Joe Paterno

Paterno among candidates for Bear Bryant coach of the year award

University Park — Joe Paterno has been named to the Paul "Bear" Bryant College Football Coach of the Year Watch List. He is among a distinguished list of Football Bowl Subdivision coaches nominated for the 2009 honor.

Paterno was the recipient of the inaugural Bryant Coach of the Year Award in 1986 and was a finalist in 1994 and 2005. He also won the award in 1978 and '82 before the Bryant-American Heart Association sponsorship began. Paterno is a candidate for the honor for the second consecutive year, having led Penn State to an 11-2 record and the Big Ten Championship and Rose Bowl berth in 2008.

In his 44th season as Penn State head coach and 60th as a member of the coaching staff, Paterno has led the Nittany Lions to a 7-1 overall record and the No. 12 ranking in the Associated Press and Bowl Championship Series rankings and the No. 10 spot in the USA Today Coaches poll.

The Nittany Lions are 47-12 (79.7) since the start of the 2005 season, the nation's ninth-best record over that span, with two Big Ten titles and Bowl Championship Series appearances.

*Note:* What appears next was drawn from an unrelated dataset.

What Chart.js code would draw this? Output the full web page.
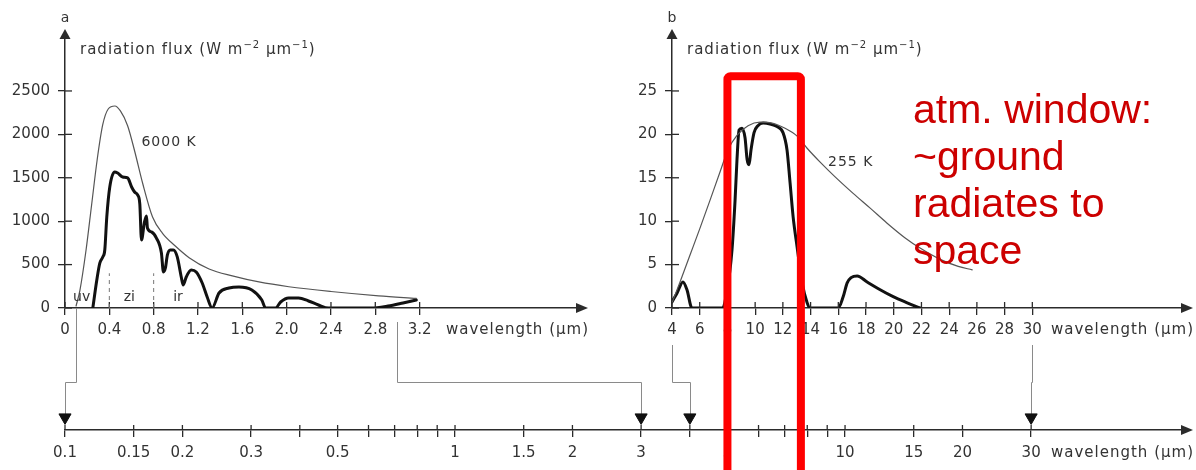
<!DOCTYPE html>
<html><head><meta charset="utf-8">
<script src="https://cdn.jsdelivr.net/npm/chart.js@4"></script>
<style>
html,body{margin:0;padding:0;background:#fff;}
#wrap{position:relative;width:1196px;height:470px;overflow:hidden;background:#fff;}
canvas{position:absolute;}
#cA{left:0;top:0;} #cB{left:600px;top:0;} #cC{left:0;top:0;pointer-events:none;}
</style></head><body>
<div id="wrap">
<canvas id="cA" width="600" height="345"></canvas>
<canvas id="cB" width="596" height="345"></canvas>
<canvas id="cC" width="1196" height="470"></canvas>
</div>
<script>
// ---------------- data ----------------
// panel a: wavelength (µm) / radiation flux (W m-2 µm-1)
const lamA_bb  = [0.10,0.135,0.19,0.24,0.29,0.34,0.39,0.45,0.50,0.565,0.63,0.70,0.79,0.88,0.99,1.12,1.30,1.51,1.75,2.02,2.40,2.83,3.17];
const fluxA_bb = [23,207,668,1187,1705,2108,2292,2327,2270,2100,1800,1440,1048,860,720,580,450,370,300,245,190,140,110];
const lamA_sfc  = [0.251,0.287,0.314,0.341,0.359,0.377,0.404,0.448,0.475,0.52,0.565,0.601,0.628,0.655,0.675,0.69,0.717,0.735,0.744,0.78,0.825,0.87,0.888,0.906,0.924,0.95,0.978,1.013,1.049,1.067,1.094,1.139,1.184,1.238,1.283,1.327,1.39,1.48,1.57,1.686,1.776,1.81,1.90,1.946,2.018,2.108,2.197,2.287,2.377,2.76,2.915,3.05,3.17];
const fluxA_sfc = [0,323,518,588,668,1048,1394,1567,1555,1509,1498,1394,1336,1302,1200,783,990,1060,922,876,806,634,415,461,611,668,668,588,357,265,357,438,415,288,127,0,173,230,242,207,92,0,0,69,115,115,81,35,0,0,23,58,92];
const ticksA_x = [0,0.4,0.8,1.2,1.6,2.0,2.4,2.8,3.2];
const ticksA_y = [0,500,1000,1500,2000,2500];
const bandLam   = [0.4,0.8];          // dashed band limits
const bandNames = ['uv','zi','ir'];
const bandAt    = [0.15,0.58,1.02];   // label wavelengths
const labelA = {text:'6000 K', lam:0.69, flux:1912};

// panel b
const lamB_bb  = [4.0,4.58,5.3,6.02,6.74,7.47,8.04,8.7,9.49,10.35,11.22,12.16,13.03,13.75,14.69,15.77,17.07,18.3,19.5,20.8,21.9,23.35,24.65,25.66];
const fluxB_bb = [0.6,3.0,6.1,9.2,12.4,15.7,18.2,19.9,21.0,21.4,21.3,20.7,19.8,18.4,16.8,15.1,13.2,11.5,9.8,8.1,6.9,5.6,4.8,4.4];
const lamB_sfc  = [4.0,4.36,4.79,5.08,5.44,7.61,7.97,8.33,8.55,8.69,8.84,9.05,9.27,9.42,9.56,9.7,9.92,10.2,10.57,11.07,11.58,12.01,12.3,12.52,12.74,13.03,13.39,13.75,13.96,15.99,16.35,16.64,16.92,17.36,18.08,19.02,19.96,20.97,21.9];
const fluxB_sfc = [0.7,1.7,3.0,2.1,0,0,2.0,6.7,12.4,17.1,20.5,20.7,19.6,17.1,16.5,18.2,20.2,21.0,21.3,21.2,20.9,20.2,18.2,14.4,10.5,7.0,2.9,0.6,0,0,1.3,2.9,3.5,3.7,3.0,2.1,1.3,0.6,0];
const ticksB_x = [4,6,8,10,12,14,16,18,20,22,24,26,28,30];
const ticksB_y = [0,5,10,15,20,25];
const labelB = {text:'255 K', lam:15.26, flux:16.8};

// bottom logarithmic wavelength axis
const ticksLog = [0.1,0.15,0.2,0.3,0.4,0.5,0.6,0.7,0.8,0.9,1,1.5,2,3,4,5,6,7,8,9,10,15,20,30];
const ticksLogLabelled = [0.1,0.15,0.2,0.3,0.5,1,1.5,2,3,5,10,15,20,30];
const markLam = [0.1,3,4,30];
// links: panel, wavelength on panel axis, wavelength on log axis
const linkPanel = ['a','a','b','b'];
const linkFrom  = [0.1,3.0,4,30];
const linkTo    = [0.1,3,4,30];

// atmospheric window annotation
const windowLam = [8.0,13.3];
const windowTop = 26.7;
const noteLines = ['atm. window:','~ground','radiates to','space'];

// ---------------- styles ----------------
const FONT = '"DejaVu Sans", sans-serif';
const TXT = '#333';
const AX = '#2b2b2b';
const pts = (xs, ys) => xs.map((x, i) => ({x, y: ys[i]}));
function ls(ctx, v){ if ('letterSpacing' in ctx) ctx.letterSpacing = v; }

function scaleCfg(type, min, max, ticks, fmt, fitKey, fitVal, pad){
  return {
    type, min, max,
    afterBuildTicks: s => { s.ticks = ticks.map(v => ({value: v})); },
    afterFit: s => { s[fitKey] = fitVal; },
    ticks: {callback: fmt, color: TXT, font: {family: FONT, size: 15}, padding: pad,
            autoSkip: false, maxRotation: 0, minRotation: 0},
    grid: {drawOnChartArea: false, drawTicks: true, tickLength: 7, color: AX, lineWidth: 1.3},
    border: {display: true, color: AX, width: 1.5}
  };
}

function drawFluxTitle(ctx, x, y){
  ctx.save(); ctx.fillStyle = TXT; ctx.textAlign = 'left'; ctx.textBaseline = 'alphabetic'; ls(ctx,'1px');
  const parts = [['radiation flux (W m',0],['\u22122',1],[' \u00b5m',0],['\u22121',1],[')',0]];
  for (const [t, sup] of parts){
    ctx.font = (sup ? '10px ' : '15px ') + FONT;
    ctx.fillText(t, x, y - (sup ? 6 : 0));
    x += ctx.measureText(t).width;
  }
  ctx.restore();
}

function decorPlugin(letter, extra){
  return {
    id: 'decor' + letter,
    afterDraw(chart){
      const ctx = chart.ctx, xs = chart.scales.x, ys = chart.scales.y, ca = chart.chartArea;
      ctx.save();
      ctx.strokeStyle = AX; ctx.lineWidth = 1.3;
      xs.ticks.forEach(t => { const p = xs.getPixelForValue(t.value);
        ctx.beginPath(); ctx.moveTo(p, ca.bottom); ctx.lineTo(p, ca.bottom - 6); ctx.stroke(); });
      ys.ticks.forEach(t => { const p = ys.getPixelForValue(t.value);
        ctx.beginPath(); ctx.moveTo(ca.left, p); ctx.lineTo(ca.left + 7, p); ctx.stroke(); });
      ctx.fillStyle = AX;
      ctx.beginPath(); ctx.moveTo(ca.left, ca.top - 9); ctx.lineTo(ca.left - 5.5, ca.top + 1); ctx.lineTo(ca.left + 5.5, ca.top + 1); ctx.closePath(); ctx.fill();
      ctx.beginPath(); ctx.moveTo(ca.right + 11, ca.bottom); ctx.lineTo(ca.right - 1, ca.bottom - 5); ctx.lineTo(ca.right - 1, ca.bottom + 5); ctx.closePath(); ctx.fill();
      // panel letter
      ctx.fillStyle = TXT; ctx.font = '14px ' + FONT; ctx.textAlign = 'center'; ctx.textBaseline = 'middle';
      ctx.fillText(letter, ca.left, 18);
      // axis titles
      drawFluxTitle(ctx, ca.left + 15, 54);
      ctx.save(); ls(ctx,'1px'); ctx.font = '15px ' + FONT; ctx.textAlign = 'right'; ctx.textBaseline = 'middle'; ctx.fillStyle = TXT;
      ctx.fillText('wavelength (\u00b5m)', ca.right + 12, ca.bottom + 22);
      ctx.restore();
      extra(chart, ctx, xs, ys);
      ctx.restore();
    }
  };
}

function baseOptions(padRight, xCfg, yCfg){
  return {
    animation: false, responsive: false, maintainAspectRatio: false,
    layout: {padding: {top: 38, right: padRight, left: 0, bottom: 0}},
    plugins: {legend: {display: false}, tooltip: {enabled: false}},
    scales: {x: xCfg, y: yCfg}
  };
}

function lineDs(data, color, width){
  return {data, borderColor: color, borderWidth: width, pointRadius: 0, fill: false,
          cubicInterpolationMode: 'monotone', borderJoinStyle: 'round', borderCapStyle: 'round'};
}

// ---------------- panel a ----------------
const chartA = new Chart(document.getElementById('cA'), {
  type: 'line',
  data: {datasets: [lineDs(pts(lamA_bb, fluxA_bb), '#555', 1.2), lineDs(pts(lamA_sfc, fluxA_sfc), '#111', 3)]},
  options: baseOptions(23,
    scaleCfg('linear', 0, 4.62, ticksA_x, v => v === 0 ? '0' : Number(v).toFixed(1), 'height', 37, 6),
    scaleCfg('linear', 0, 3110, ticksA_y, v => String(v), 'width', 65, 8)),
  plugins: [decorPlugin('a', (chart, ctx, xs, ys) => {
    ctx.strokeStyle = '#777'; ctx.lineWidth = 1; ctx.setLineDash([4, 4]);
    bandLam.forEach(l => { const p = xs.getPixelForValue(l);
      ctx.beginPath(); ctx.moveTo(p, ys.getPixelForValue(0)); ctx.lineTo(p, ys.getPixelForValue(400)); ctx.stroke(); });
    ctx.setLineDash([]);
    ctx.fillStyle = TXT; ctx.font = '14px ' + FONT; ctx.textAlign = 'center'; ctx.textBaseline = 'middle';
    bandNames.forEach((n, i) => ctx.fillText(n, xs.getPixelForValue(bandAt[i]), ys.getPixelForValue(127)));
    ctx.save(); ls(ctx,'1px'); ctx.font = '14px ' + FONT; ctx.textAlign = 'left';
    ctx.fillText(labelA.text, xs.getPixelForValue(labelA.lam), ys.getPixelForValue(labelA.flux));
    ctx.restore();
  })]
});

// ---------------- panel b ----------------
const chartB = new Chart(document.getElementById('cB'), {
  type: 'line',
  data: {datasets: [lineDs(pts(lamB_bb, fluxB_bb), '#555', 1.2), lineDs(pts(lamB_sfc, fluxB_sfc), '#111', 3)]},
  options: baseOptions(14,
    scaleCfg('linear', 4, 40.8, ticksB_x, v => String(v), 'height', 37, 6),
    scaleCfg('linear', 0, 31.1, ticksB_y, v => String(v), 'width', 72, 8)),
  plugins: [decorPlugin('b', (chart, ctx, xs, ys) => {
    ctx.save(); ls(ctx,'1px'); ctx.fillStyle = TXT; ctx.font = '14px ' + FONT; ctx.textAlign = 'left'; ctx.textBaseline = 'middle';
    ctx.fillText(labelB.text, xs.getPixelForValue(labelB.lam), ys.getPixelForValue(labelB.flux));
    ctx.restore();
  })]
});

// ---------------- bottom log axis + overlay ----------------
const linkGap = [0, 14, 37, 37];
const overlay = {
  id: 'overlay',
  beforeDatasetsDraw(chart){
    const ctx = chart.ctx, xs = chart.scales.x, ca = chart.chartArea;
    ctx.save();
    // inner stubs + arrow
    ctx.strokeStyle = AX; ctx.lineWidth = 1.3;
    xs.ticks.forEach(t => { const p = xs.getPixelForValue(t.value);
      ctx.beginPath(); ctx.moveTo(p, ca.bottom); ctx.lineTo(p, ca.bottom - 5); ctx.stroke(); });
    ctx.fillStyle = AX;
    ctx.beginPath(); ctx.moveTo(ca.right + 11, ca.bottom); ctx.lineTo(ca.right - 1, ca.bottom - 5); ctx.lineTo(ca.right - 1, ca.bottom + 5); ctx.closePath(); ctx.fill();
    ctx.save(); ls(ctx,'1px'); ctx.font = '15px ' + FONT; ctx.textAlign = 'right'; ctx.textBaseline = 'middle'; ctx.fillStyle = TXT;
    ctx.fillText('wavelength (\u00b5m)', ca.right + 12, ca.bottom + 23);
    ctx.restore();
    // connector lines
    ctx.strokeStyle = '#8a8a8a'; ctx.lineWidth = 1;
    const elbow = ca.bottom - 48;
    linkFrom.forEach((lam, i) => {
      const src = linkPanel[i] === 'a' ? chartA : chartB;
      const off = linkPanel[i] === 'a' ? 0 : 600;
      const x0 = off + src.scales.x.getPixelForValue(lam);
      const y0 = src.chartArea.bottom + linkGap[i];
      const x1 = xs.getPixelForValue(linkTo[i]);
      ctx.beginPath(); ctx.moveTo(Math.round(x0) + 0.5, y0); ctx.lineTo(Math.round(x0) + 0.5, elbow + 0.5);
      ctx.lineTo(Math.round(x1) + 0.5, elbow + 0.5); ctx.lineTo(Math.round(x1) + 0.5, ca.bottom - 12); ctx.stroke();
    });
    ctx.restore();
  },
  afterDraw(chart){
    const ctx = chart.ctx;
    ctx.save();
    const xsB = chartB.scales.x, ysB = chartB.scales.y;
    const xL = 600 + xsB.getPixelForValue(windowLam[0]);
    const xR = 600 + xsB.getPixelForValue(windowLam[1]);
    const yT = ysB.getPixelForValue(windowTop);
    ctx.strokeStyle = '#ff0000'; ctx.lineWidth = 8; ctx.lineJoin = 'round';
    ctx.beginPath();
    if (ctx.roundRect) ctx.roundRect(xL, yT, xR - xL, 500, 3); else ctx.rect(xL, yT, xR - xL, 500);
    ctx.stroke();
    ctx.fillStyle = '#cc0000'; ctx.font = '41px "Liberation Sans", Arial, sans-serif';
    ctx.textAlign = 'left'; ctx.textBaseline = 'alphabetic';
    noteLines.forEach((t, i) => ctx.fillText(t, 913, 123 + i * 47));
    ctx.restore();
  }
};

const chartC = new Chart(document.getElementById('cC'), {
  type: 'scatter',
  data: {datasets: [{data: markLam.map(x => ({x, y: 0.42})), pointStyle: 'triangle', rotation: 180, clip: false,
    pointRadius: 7, backgroundColor: '#111', borderColor: '#111', borderWidth: 1, showLine: false}]},
  options: {
    animation: false, responsive: false, maintainAspectRatio: false,
    layout: {padding: {top: 400, right: 14, left: 65, bottom: 0}},
    plugins: {legend: {display: false}, tooltip: {enabled: false}},
    scales: {
      x: scaleCfg('logarithmic', 0.1, 73.1, ticksLog, v => ticksLogLabelled.includes(v) ? String(v) : '', 'height', 40, 7),
      y: {type: 'linear', min: 0, max: 1, display: false}
    }
  },
  plugins: [overlay]
});
</script>
</body></html>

Paterno is the all-time leader in victories among major college coaches. A 1950 graduate of Brown University, he owns a career record of 390-128-3. A three-time recipient of the Dave McClain-Big Ten Coach of the Year, his winning percentage of 75.1 ranks second among active coaches with 10 or more years as an FBS head coach.

The longest-serving head coach at one school in major college football history, Paterno has led the Nittany Lions to two national championships (1982 and 1986) and five undefeated seasons (1968, 1969, 1973, 1986 and 1994). He has been selected as the AFCA National Coach of the Year an unprecedented five times, and is the all-time leader in bowl wins with a record of 23-11-1 and ranks second in winning percentage among coaches with at least 12 bowl appearances. He is the only coach to win the Rose, Fiesta, Orange, Sugar and Cotton Bowls.

Inducted into the National Football Foundation and College Hall of Fame in 2007, he is one of only nine coaches in NCAA history (five in Division I-A) to win 300 games and reached the milestone faster than anyone (380 games). Paterno also is the only FBS head coach with 300 victories at one school.

Since Paterno became head coach in 1966, there have been 838 head coaching changes among Division I-A programs, an average of more than six changes per I-A institution.

Under Paterno, Penn State has had 15 Hall of Fame Scholar-Athletes, 31 first-team ESPN The Magazine Academic All-Americans, (42 overall) and 18 NCAA Postgraduate Scholarship winners.

Al Golden, Temple head coach and former Nittany Lion player and assistant coach, also is among the candidates for the 2009 Bear Bryant Award.

The other FBS coaches on the Bryant Football Coach of the Year Watch List are: Robb Akey (Idaho), Mack Brown (Texas), Pete Carroll (USC), Kirk Ferentz (Iowa), Mike Gundy (Oklahoma State), Paul Johnson (Georgia Tech), Brian Kelly (Cincinnati), Chip Kelly (Oregon), Bronco Mendenhall (BYU), Urban Meyer (Florida), Les Miles (LSU), Gary Patterson (TCU), Chris Petersen (Boise State), Nick Saban (Alabama), Randy Shannon (Miami), Bill Stewart (West Virginia), Kevin Sumlin (Houston) and Dave Wannstedt (Pittsburgh).

The Bryant Coach of the Year finalists will be announced in December and attend an awards dinner in Houston on Jan. 14, 2010. The winner will be announced that evening. The recipient of the Bryant College Football Coach of the Year is voted on by members of the National Sportscasters and Sportswriters Association and is the only college coaching award voted on after all bowl games are played.

The Nittany Lions (7-1, 3-1) visit Northwestern (5-3, 2-2) on Saturday, Oct. 31. Kickoff for the clash is set for 4:30 p.m. ET at Ryan Field and will be televised by ESPN. The Penn State Sports Network and www.GoPSUsports.com also will air the contest. The Northwestern game will be the 675th contest Paterno has coached in since coming to Penn State in 1950.